Racers Prepare for Stage 9’s Cobbles
Mechanicals and falls expected
RBA/AFP Photos: Bettini
Overshadowed by the World Cup final and the Wimbledon men’s singles final, Sunday’s Arras to Roubaix Tour de France run, with its 22 kilometer of cobbled mining roads, has been foremost on the
cycling world’s mind all week. The Wimbledon final starts an hour before the much-awaited battle over the cobbles ends, but it will be the France versus Croatia World Cup final that massively reduces the roadside numbers, as the French get ready to watch the big game with kick-off scheduled for around half an hour after the stage ends.
This ninth stage of the 21-day Tour marks the end of ‘the flat part’, before the Tour climbs into the Alps and the Pyrenees on a race that remains ultra-tight with a rare open field of overall contenders whose chief concern
has been safety. Mechanical problems and falls have been the chief dividers in the struggle for the yellow jersey so far, and Sunday’s stage could be marked by a continuation of the safety-first mentality. “It will be a fascinating stage, and a really dangerous stage,” BMC rider Greg Van Avermaet, who held the overall leader’s yellow jersey after Friday’s seventh stage, told AFP.
Former Paris-Roubaix winner Van Avermaet could be a victim of the fact this stage could prove crucial to the general classification. Protection of the leader is paramount — in BMC’s case Richie Porte of
Australia. “Trying to protect Richie and protect the yellow is a good combination I think in the end, because we are always riding at the front. “We’ll take advantage of (respect for) the yellow jersey at Roubaix to create a little space around us and get Richie to the line in good time, he showed yesterday he has good legs.”
Peter the Great
There are two teams who have an obvious chance of winning the Arras-Roubaix stage who do not have a leader to protect, and they are Bora-Hansgrohe with Peter Sagan and Quick-Step with Niki Terpstra, Bob Jungels and Philippe Gilbert, none of whom would be a surprise winner. But such is the form of world road race champion Sagan, who flew over the cobbles from 50 kilometers out to win the one-day race this spring, few would bet against him adding yet another stage win to his growing haul.

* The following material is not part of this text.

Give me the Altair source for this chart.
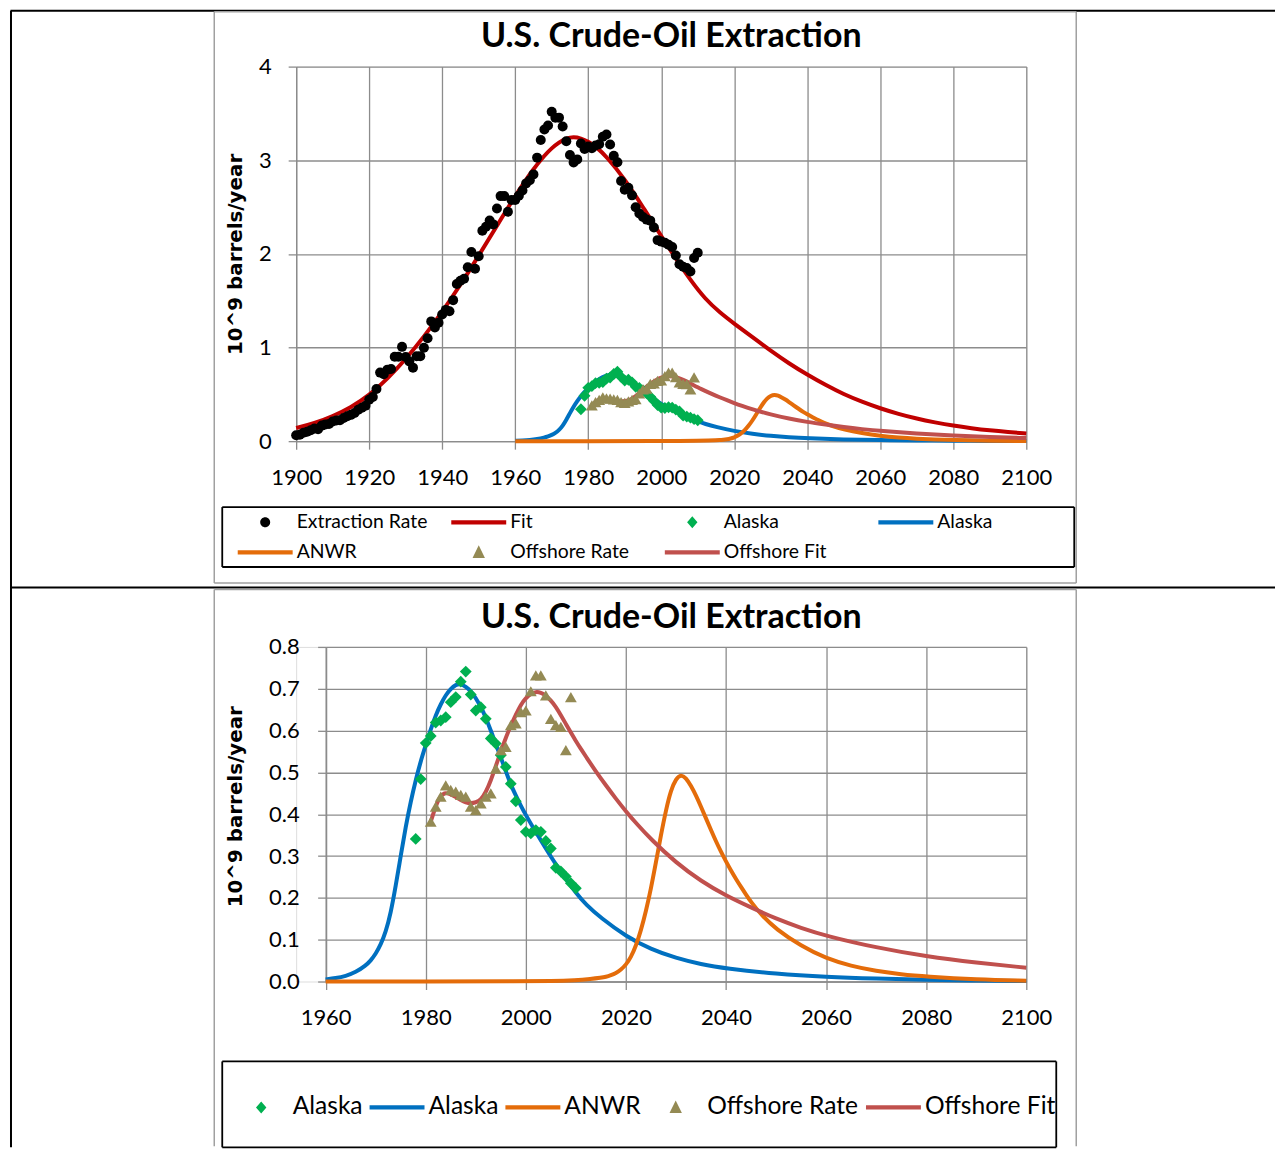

The stage may also offer a rare glimpse behind the scenes at Sky, where Geraint Thomas is around a minute ahead of nominal captain and defending champion Chris Froome. Former Sky man Porte said this week: “Sunday’s going to be the roof shaker, it’s all about Sunday now.”
“Although you can never count Chris (Froome) out, Geraint is looking very strong,” added Porte, who is part of a growing group who see the Welshman as the emerging force for Sky.
Another emerging force is the nephew of the 1987 Tour de France and Giro winner Stephen Roche, the UAE Team Emirates captain Dan Martin, who broke for a thrilling win on the Mur-de-Bretagne on Thursday. “We want to get to the rest day with everybody safe and sound, I’m going to need the guys in the last week,” he said.
“It’s brutal. It’s going to be one of those days where ahead of it people will be dreading the whole thing. There’ll be a hell of a lot of nervous tension.”
“But afterwards they’ll be thinking ‘Wow, what a day’.”
“After first doing it in 2015 I have a whole lot of respect for those guys who do Paris-Roubaix.”
Monday’s headlines will doubtless be led by the World Cup final, but cycling fans will be rifling through that on Monday to see who survived the cobbles, and who above all, who suffered the most.